I love the feeling of falling into the "zone" when I'm working. An hour zips by like a minute while I destroy my digital checklist. But then I notice that chalky taste in my mouth. My stomach churns. I've forgotten to drink water again.
The funny thing is, my computer has been watching me this whole time through its webcam. What if it could actually do something useful with that information? What if it could tell when I'm drinking and remind me when I'm not?
So I built Hydrovisor, a web app that watches for actual drinking behavior and reminds you to hydrate based on what it sees, not just on a timer.

Automated Drink Detection: The Computer Vision Challenge
Detecting whether someone is drinking is trickier than you'd think. You need to figure out:
- Object detection - Is there a cup, glass, or bottle in the frame? What if there are several?
- Face tracking - Where's the person's mouth exactly?
- Spatial relationships - Is that cup actually near the mouth or just sitting on the desk?
- Temporal patterns - Are they drinking or just moving the cup past their face?
You could try training one model to do everything, but I went with something simpler: use the best tool for each job. Roboflow for finding cups and bottles, MediaPipe for tracking faces. Let each model do what it's good at.
How to Build the Drinking Detection System
For face tracking, Google's FaceMesh was the obvious choice. They've spent millions developing it, and it can track 468 facial landmarks with incredible precision. Why reinvent that wheel?
Detecting drinks was a different story. I needed to train my own model, which meant finding training data. Roboflow Universe was a goldmine here, with millions of community-uploaded images to get started.
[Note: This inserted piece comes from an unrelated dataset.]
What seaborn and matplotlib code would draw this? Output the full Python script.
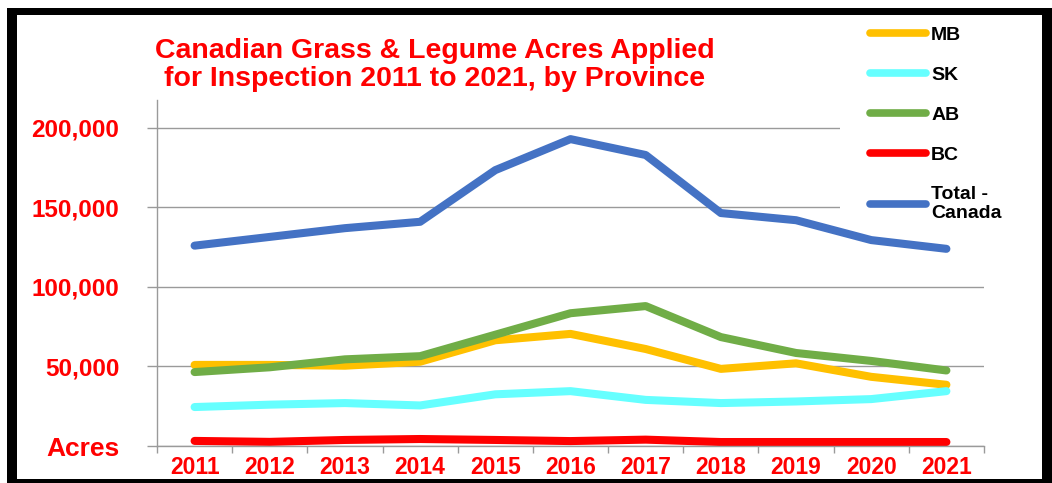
import pandas as pd
import matplotlib
matplotlib.use('Agg')
import matplotlib.pyplot as plt
import seaborn as sns
from matplotlib.patches import Rectangle
from matplotlib.ticker import FixedLocator, NullFormatter

years = [2011, 2012, 2013, 2014, 2015, 2016, 2017, 2018, 2019, 2020, 2021]
mb = [51000, 51000, 50500, 53000, 66500, 70500, 61000, 48500, 52000, 43500, 38500]
sk = [24500, 26000, 27000, 25500, 32500, 34500, 29000, 27000, 28000, 29500, 34500]
ab = [46500, 49500, 54500, 56500, 70000, 83500, 88000, 68500, 58500, 53500, 47500]
bc = [3200, 2600, 3800, 4400, 3800, 3100, 4000, 2500, 2500, 2500, 2500]
total = [126000, 131500, 137000, 141000, 173500, 193000, 183000, 146500, 142000, 129500, 124000]

series_names = ['MB', 'SK', 'AB', 'BC', 'Total -\nCanada']
colors = ['#FFC000', '#66FFFF', '#70AD47', '#FF0000', '#4472C4']
ytick_vals = [0, 50000, 100000, 150000, 200000]
ytick_labels = ['Acres', '50,000', '100,000', '150,000', '200,000']
title = 'Canadian Grass & Legume Acres Applied\nfor Inspection 2011 to 2021, by Province'

# long form table for seaborn
df = pd.DataFrame({'year': years * 5,
                   'acres': mb + sk + ab + bc + total,
                   'province': sum([[n] * len(years) for n in series_names], [])})

sns.set_style('white')
plt.rcParams['font.family'] = ['Liberation Sans', 'DejaVu Sans']
plt.rcParams['font.weight'] = 'bold'

W, H = 1052, 483
fig = plt.figure(figsize=(W / 100, H / 100), dpi=100)
ax = fig.add_axes([157 / W, 1 - 446 / H, (984 - 157) / W, (446 - 100) / H])

sns.lineplot(data=df, x='year', y='acres', hue='province', hue_order=series_names,
             palette=dict(zip(series_names, colors)), linewidth=5.8, ax=ax,
             solid_capstyle='round')

ax.set_xlim(2010.5, 2021.5)
ax.set_ylim(0, 217600)
ax.set_xlabel('')
ax.set_ylabel('')

# y axis
ax.set_yticks(ytick_vals)
ax.set_yticklabels(ytick_labels, color='#FF0000', fontsize=17.5, fontweight='bold')
ax.get_yticklabels()[0].set_fontsize(19)
ax.grid(axis='y', color='#9A9A9A', linewidth=1)
ax.tick_params(axis='y', length=7, width=1, color='#9A9A9A', pad=20, left=True)

# x axis: ticks at boundaries, labels at centres
ax.xaxis.set_major_locator(FixedLocator([y - 0.5 for y in years] + [years[-1] + 0.5]))
ax.xaxis.set_major_formatter(NullFormatter())
ax.set_xticks(years, minor=True)
ax.set_xticklabels([str(y) for y in years], minor=True, color='#FF0000',
                   fontsize=16.5, fontweight='bold')
ax.tick_params(axis='x', which='major', length=5, width=1, color='#9A9A9A', bottom=True)
ax.tick_params(axis='x', which='minor', length=0, pad=7, bottom=True)

for s in ['top', 'right']:
    ax.spines[s].set_visible(False)
for s in ['left', 'bottom']:
    ax.spines[s].set_color('#9A9A9A')
    ax.spines[s].set_linewidth(1)

# legend sits under the data lines but over the grid
handles, labels = ax.get_legend_handles_labels()
leg = ax.legend(handles, labels, loc='upper left',
                bbox_to_anchor=(830 / W, 1 + 13 / H), bbox_transform=fig.transFigure,
                frameon=True, facecolor='white', edgecolor='none', framealpha=1,
                borderpad=1.54, handlelength=2.9, handletextpad=0.26,
                labelspacing=1.14, prop={'size': 14, 'weight': 'bold'},
                labelcolor='black')
leg.set_zorder(1.8)
for line in leg.get_lines():
    line.set_linewidth(5.5)
    line.set_solid_capstyle('round')

fig.text(435 / W, 1 - 65 / H, title, ha='center', va='center', color='#FF0000',
         fontsize=20.5, fontweight='bold', linespacing=1.15)

# black frame around the picture
for x0, y0, w, h in [(7, 8, 10, 475), (7, 8, 1045, 7), (1042, 8, 10, 475), (7, 479, 1045, 4)]:
    fig.add_artist(Rectangle((x0 / W, 1 - (y0 + h) / H), w / W, h / H,
                             transform=fig.transFigure, facecolor='black',
                             edgecolor='none', zorder=10))

fig.savefig('out.png', dpi=100)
My coworkers were amazing and sent videos of themselves actually drinking water at their desks. This real-world data made all the difference.

The dataset evolution was interesting. Started with stock photos of people drinking from glasses. Total failure in the real world. Added coworker videos with their actual coffee mugs and water bottles. Better. Threw in static shots of various cups and bottles for good measure. After several iterations, I landed on 2,043 images that finally gave me a model that worked across different environments.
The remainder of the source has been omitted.